Hi there, let’s get back to one of our favorite topics: Vossian Antonomasia (VA). In our 2019 EMNLP-IJCNLP paper, we tried to detect VA automatically using rule-based methods and a simple neural network approach. The latter showed very promising results, so we continued along this line and brought in some heavier machinery – the Michael Jordans in the field of natural language processing (NLP): pre-trained language models (PLMs).
Neural networks and especially PLMs like BERT have shown that they can improve a wide range of NLP tasks, especially those for which large labeled datasets are not available.
The advantage of language models is the pre-training, which is conducted with large amounts of unlabeled text data. For example, BERT was trained on the English Wikipedia and BooksCorpus. In the pre-training phase, the model learns a basic understanding of language that can be used further for downstream tasks, for example, named entity recognition (NER), sentiment analysis, or part-of-speech tagging.
We decided to try this on Vossian Antonomasia for our latest paper published in Frontiers in Artificial Intelligence. Instead of classifying complete sentences, that is, deciding whether a sentence contains a VA expression or not, we reformulated the task. Now, the machine learning model is trained to identify all parts of a VA within a sentence, that is, the source, target and modifier, and distinguish them from one another. This is called sequence tagging.
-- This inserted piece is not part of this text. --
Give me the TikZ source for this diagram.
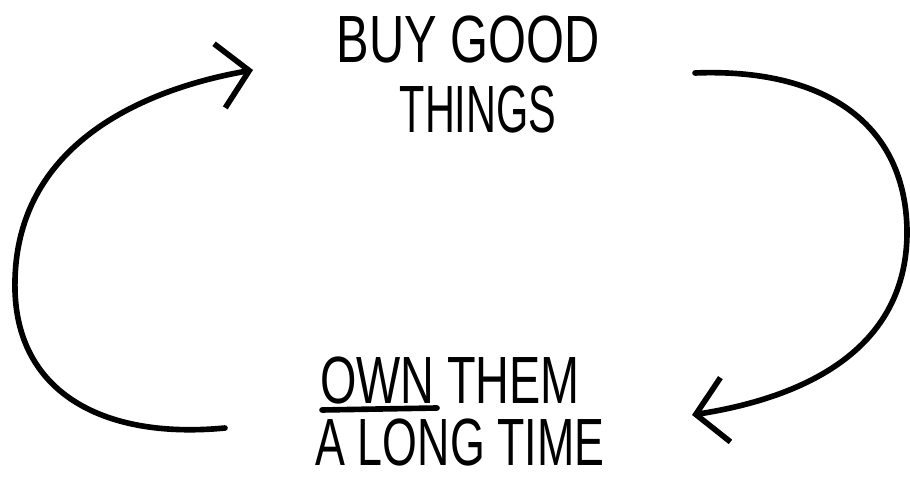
\documentclass[tikz,border=0pt]{standalone}
\usepackage{fontspec}
\setmainfont{Liberation Sans}
\usetikzlibrary{arrows.meta}
\begin{document}
\begin{tikzpicture}[x=0.01cm,y=-0.01cm,
  stroke/.style={line width=1.6pt, line cap=round, line join=round},
  cyc/.style={stroke, -{Straight Barb[length=3mm,width=6.5mm]}},
  lbl/.style={inner sep=0pt, font=\fontsize{19}{19}\selectfont}]
\useasboundingbox (0,0) rectangle (910,477);
\node[lbl] (buy) at (468,40) {\scalebox{0.73}[1]{BUY GOOD}};
\node[lbl] (things) at (478,110) {\scalebox{0.62}[1]{THINGS}};
\node[lbl] (own) at (450,381) {\scalebox{0.7}[1]{OWN THEM}};
\node[lbl] (long) at (460,443) {\scalebox{0.67}[1]{A LONG TIME}};
\coordinate (ls) at (225,428);
\coordinate (le) at (253,70);
\coordinate (rs) at (695,73);
\coordinate (re) at (692,415);
\coordinate (u1) at (322,410);
\coordinate (u2) at (437,408);
\draw[cyc] (ls) .. controls (100,440) and (12,390) .. (15,280)
  .. controls (18,140) and (150,88) .. (le);
\draw[cyc] (rs) .. controls (820,68) and (905,120) .. (907,230)
  .. controls (908,340) and (820,395) .. (re);
\draw[stroke] (u1) -- (u2);
\end{tikzpicture}
\end{document}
For the training of neural networks, we annotated our VA dataset on the word-level, that is we marked for each word in 3,066 sentences whether it is part of a source, target, or modifier or does not belong to a VA at all.
We then used the BERT base model and fine-tuned it with the annotated data. In particular, we added an additional layer on top of the BERT model that computes a tag for each word of the input sentence. Then the parameters were re-computed based on the input data.
In addition, we also trained a neural network model from scratch using a concatenation of ELMo and GloVe embeddings and a bidirectional long short-term memory (BLSTM) neural network with a conditional random field (CRF) on top that also tags each word.
First, we could improve the sentence classification task by almost 0.1 points in F1 score. Also, we could achieve strong results (0.93 in F1 score) on the new sequence tagging task, where BERT outperforms the BLSTM-CRF model.
In addition to the evaluation on our annotated dataset, we conducted a robustness study on real-world newspaper data. We also studied the ability of the model to predict new types of VA focussing on new types of source entities (e.g., organizations, locations, fictional characters) and on new syntactic variations around the source (e.g., “a SOURCE on”, “of SOURCE of”). In total, the model identified around 10,000 VA candidates in the NYT corpus that our previous models were not able to find. The following table shows the most frequently predicted source candidates. Due to limited capacity, we only evaluated samples of these candidates.
In summary, in our newest paper, we developed new models for extracting VAs on the word-level, that is, the models tag all words that belong to a VA expression in a sentence. In addition to the high evaluation scores on our annotated dataset, we showed in multiple robustness studies that the best model is able to predict new versions of VAs regarding syntactic variations and also types of named entities.